Different views exist in the literature regarding which adopter group to target with a go‐to‐market strategy: early market consumers or consumers in the majority market. Particularly when radical innovations are launched, the approach to the market becomes a critical success factor for firms seeking to recoup their significant investments in these innovation endeavors. Four experimental studies investigate whether and how to differentiate the design of go‐to‐market strategies, represented as bundles of marketing mix elements consisting of brand name, launch price, message content, and distribution intensity, for different consumer groups. Using the concept of consumer innovativeness, this study distinguishes between the early market of innovative consumers and the majority market populated by consumers low in innovativeness.
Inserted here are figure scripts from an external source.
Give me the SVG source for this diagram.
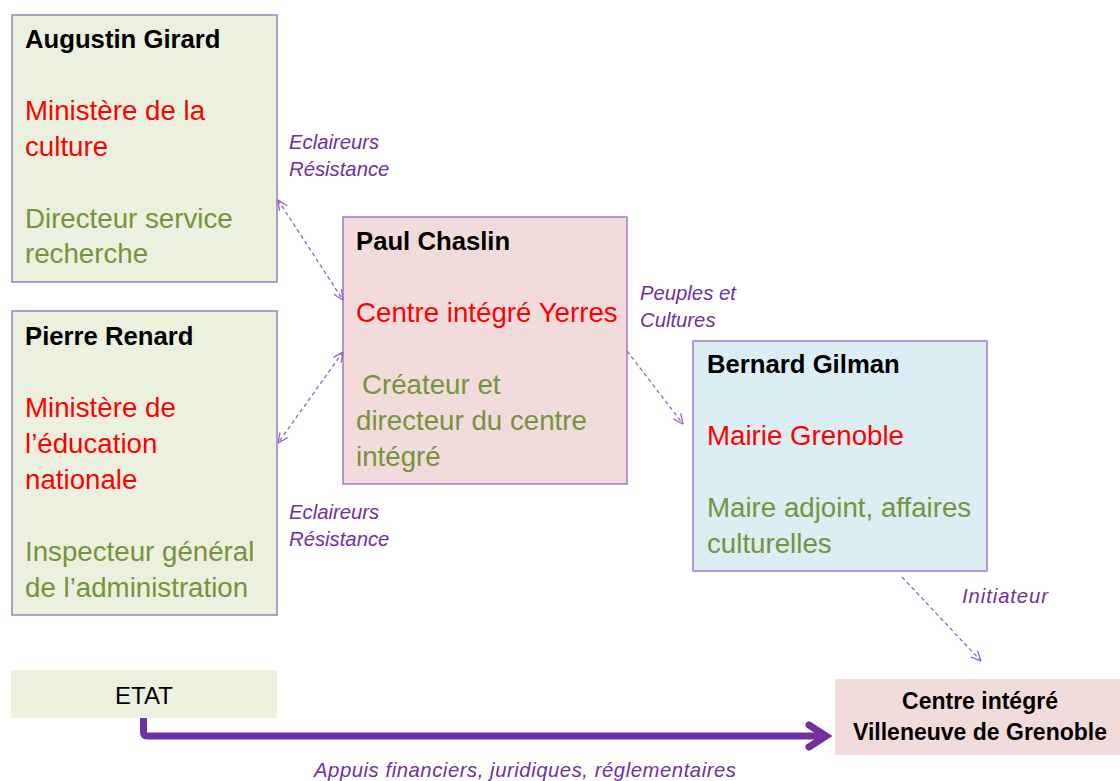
<svg xmlns="http://www.w3.org/2000/svg" width="1120" height="781" viewBox="0 0 1120 781">
<defs>
<style>
text{font-family:"Liberation Sans",Arial,sans-serif;}
.box{stroke:#9474C0;stroke-width:1.4;}
.g{fill:#EBF1DE;}
.p{fill:#F2DCDB;}
.b{fill:#DBEEF4;}
.h{font-weight:bold;font-size:25.7px;fill:#000;}
.r{font-size:27.7px;fill:#FF0000;}
.v{font-size:27.7px;fill:#77933C;}
.lab{font-style:italic;font-size:20.3px;fill:#7030A0;}
.dash{fill:none;stroke:#9366C6;stroke-width:1.3;stroke-dasharray:4 3;}
</style>
<marker id="ah" viewBox="0 0 10 10" refX="9.5" refY="5" markerWidth="11" markerHeight="11" markerUnits="userSpaceOnUse" orient="auto-start-reverse">
<path d="M0.5,0.8 L9.5,5 L0.5,9.2" fill="none" stroke="#9366C6" stroke-width="1.2"/>
</marker>
</defs>
<rect width="1120" height="781" fill="#FFFFFF"/>

<g id="augustin">
<rect class="box g" x="12" y="15" width="265" height="267"/>
<text class="h" x="25" y="48">Augustin Girard</text>
<text class="r" x="25" y="120">Ministère de la</text>
<text class="r" x="25" y="156">culture</text>
<text class="v" x="25" y="228">Directeur service</text>
<text class="v" x="25" y="263">recherche</text>
</g>

<g id="pierre">
<rect class="box g" x="12" y="311" width="265" height="304"/>
<text class="h" x="25" y="345">Pierre Renard</text>
<text class="r" x="25" y="417">Ministère de</text>
<text class="r" x="25" y="453">l’éducation</text>
<text class="r" x="25" y="489">nationale</text>
<text class="v" x="25" y="561">Inspecteur général</text>
<text class="v" x="25" y="597">de l’administration</text>
</g>

<g id="paul">
<rect class="box p" x="343" y="217" width="284" height="267"/>
<text class="h" x="356" y="250">Paul Chaslin</text>
<text class="r" x="356" y="322">Centre intégré Yerres</text>
<text class="v" x="362" y="394">Créateur et</text>
<text class="v" x="356" y="430">directeur du centre</text>
<text class="v" x="356" y="466">intégré</text>
</g>

<g id="bernard">
<rect class="box b" x="693" y="341" width="294" height="230"/>
<text class="h" x="707" y="373">Bernard Gilman</text>
<text class="r" x="707" y="445">Mairie Grenoble</text>
<text class="v" x="707" y="517">Maire adjoint, affaires</text>
<text class="v" x="707" y="553">culturelles</text>
</g>

<g id="etat">
<rect class="g" x="11" y="670" width="266" height="48"/>
<text x="144" y="704" text-anchor="middle" font-size="24" fill="#000">ETAT</text>
</g>

<g id="centre">
<rect class="p" x="835" y="679" width="285" height="76"/>
<text x="980" y="709" text-anchor="middle" font-size="23" font-weight="bold" fill="#000">Centre intégré</text>
<text x="980" y="740" text-anchor="middle" font-size="23" font-weight="bold" fill="#000">Villeneuve de Grenoble</text>
</g>

<g id="connectors">
<line class="dash" x1="278" y1="200" x2="343" y2="300" marker-start="url(#ah)" marker-end="url(#ah)"/>
<line class="dash" x1="343" y1="352" x2="278" y2="443" marker-start="url(#ah)" marker-end="url(#ah)"/>
<line class="dash" x1="627" y1="351" x2="683" y2="424" marker-end="url(#ah)"/>
<line class="dash" x1="902" y1="577" x2="981" y2="661" marker-end="url(#ah)"/>
<path d="M143.5,718 V732 Q143.5,736 147.5,736 H826" fill="none" stroke="#7030A0" stroke-width="7"/>
<polyline points="809,725 826,736 809,747" fill="none" stroke="#7030A0" stroke-width="7" stroke-linecap="round" stroke-linejoin="miter"/>
</g>

<g id="labels">
<text class="lab" x="289" y="149">Eclaireurs</text>
<text class="lab" x="289" y="176">Résistance</text>
<text class="lab" x="289" y="519">Eclaireurs</text>
<text class="lab" x="289" y="546">Résistance</text>
<text class="lab" x="640" y="300">Peuples et</text>
<text class="lab" x="640" y="327">Cultures</text>
<text class="lab" x="962" y="603" font-size="21" textLength="86" lengthAdjust="spacing">Initiateur</text>
<text class="lab" x="314" y="777" font-size="21.5" textLength="422" lengthAdjust="spacing">Appuis financiers, juridiques, réglementaires</text>
</g>
</svg>
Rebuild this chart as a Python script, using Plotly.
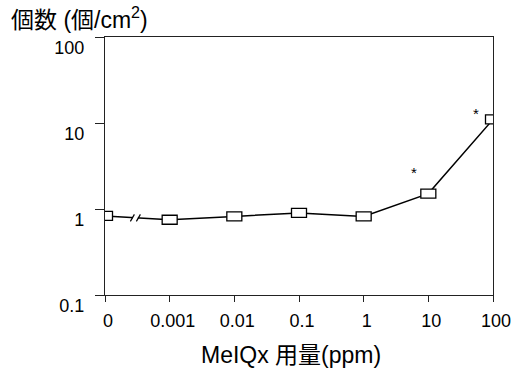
import numpy as np
import plotly.graph_objects as go

categories = ["0", "0.001", "0.01", "0.1", "1", "10", "100"]
counts = [0.83, 0.75, 0.82, 0.90, 0.82, 1.51, 11.0]
significant = [False, False, False, False, False, True, True]
y_ticks = [0.1, 1, 10, 100]
y_tick_labels = ["0.1", "1", "10", "100"]

FONT = "Liberation Sans, Arial, Noto Sans CJK JP, sans-serif"
W, H = 512, 369
ML, MR, MT, MB = 105, 19, 37, 74
xs = list(range(len(categories)))
XR = [0, len(categories) - 1]
YR = [-1, 2]
px_x = (W - ML - MR) / (XR[1] - XR[0])   # pixels per category step
px_y = (H - MT - MB) / (YR[1] - YR[0])   # pixels per decade


def yoff(v, pix):
    """data value shifted by pix pixels on the log axis"""
    return v * 10 ** (pix / px_y)


fig = go.Figure()
fig.add_trace(go.Scatter(x=xs, y=counts, mode="lines",
                         line=dict(color="black", width=1.5),
                         hoverinfo="skip", showlegend=False))

shapes = []
# rectangular markers (15 x 9 px)
for x, y in zip(xs, counts):
    shapes.append(dict(type="rect", xref="x", yref="y",
                       x0=x - 7.5 / px_x, x1=x + 7.5 / px_x,
                       y0=yoff(y, -4.5), y1=yoff(y, 4.5),
                       line=dict(color="black", width=1.3),
                       fillcolor="white", layer="above"))

# axis break mark between first two categories
bx = (xs[0] + xs[1]) / 2 - 0.03
by = float(np.sqrt(counts[0] * counts[1]))
shapes.append(dict(type="line", xref="x", yref="y",
                   x0=bx - 2.5 / px_x, x1=bx + 2.5 / px_x, y0=by, y1=by,
                   line=dict(color="white", width=3), layer="above"))
for dx in (-3, 3):
    shapes.append(dict(type="line", xref="x", yref="y",
                       x0=bx + (dx - 2) / px_x, x1=bx + (dx + 2) / px_x,
                       y0=yoff(by, -3.5), y1=yoff(by, 3.5),
                       line=dict(color="black", width=1.2), layer="above"))

annotations = []
for x, y, s in zip(xs, counts, significant):
    if s:
        annotations.append(dict(x=x, y=np.log10(y), xref="x", yref="y",
                                text="*", showarrow=False,
                                xshift=-14 if y < 5 else -17,
                                yshift=21 if y < 5 else 6,
                                font=dict(size=15, color="black", family=FONT)))

annotations.append(dict(x=0.5, y=0, xref="paper", yref="paper",
                        text="MeIQx 用量(ppm)", showarrow=False,
                        xanchor="center", yanchor="middle",
                        xshift=-8, yshift=-60,
                        font=dict(size=23, color="black", family=FONT)))

fig.update_layout(
    width=W, height=H,
    margin=dict(l=ML, r=MR, t=MT, b=MB, autoexpand=False),
    paper_bgcolor="white", plot_bgcolor="white",
    font=dict(family=FONT, size=18, color="black"),
    shapes=shapes, annotations=annotations,
    title=dict(text="個数 (個/cm<sup>2</sup>)", x=11 / W, xanchor="left",
               y=1 - 20 / H, yanchor="middle", yref="container",
               font=dict(size=23, family=FONT, color="black")),
    xaxis=dict(range=XR, tickmode="array", tickvals=xs, ticktext=categories,
               showline=True, linecolor="#222", linewidth=1.3, mirror=True,
               ticks="outside", ticklen=6, tickcolor="#222", tickwidth=1.3,
               showgrid=False, zeroline=False, automargin=False,
               tickfont=dict(size=18), ticklabelstandoff=3, ticklabelshift=3),
    yaxis=dict(type="log", range=YR, tickmode="array",
               tickvals=y_ticks, ticktext=y_tick_labels,
               showline=True, linecolor="#222", linewidth=1.3, mirror=True,
               ticks="outside", ticklen=9, tickcolor="#222", tickwidth=1.3,
               showgrid=False, zeroline=False, automargin=False,
               tickfont=dict(size=18), ticklabelshift=11, ticklabelstandoff=7),
)

fig.write_html("out.html")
Applying a signaling framework, the results indicate that the early market can be targeted with a go‐to‐market strategy signaling exclusive innovativeness; the majority market should be approached with a strategy signaling security. Further, at a signal vehicle level using specific marketing mix elements, the study demonstrates the relevance of adapting the go‐to‐market strategy for a radical innovation with regard to message content, distribution intensity, and launch price in line with consumer innovativeness. The results also indicate that the adaptation of the two signals and their signal vehicles to the targeted consumer markets is generally not necessary for incremental innovations. The authors discuss the implications of their study for future research and provide managers with recipes of go‐to‐market strategies for radical innovations when targeting consumers in the early versus majority market.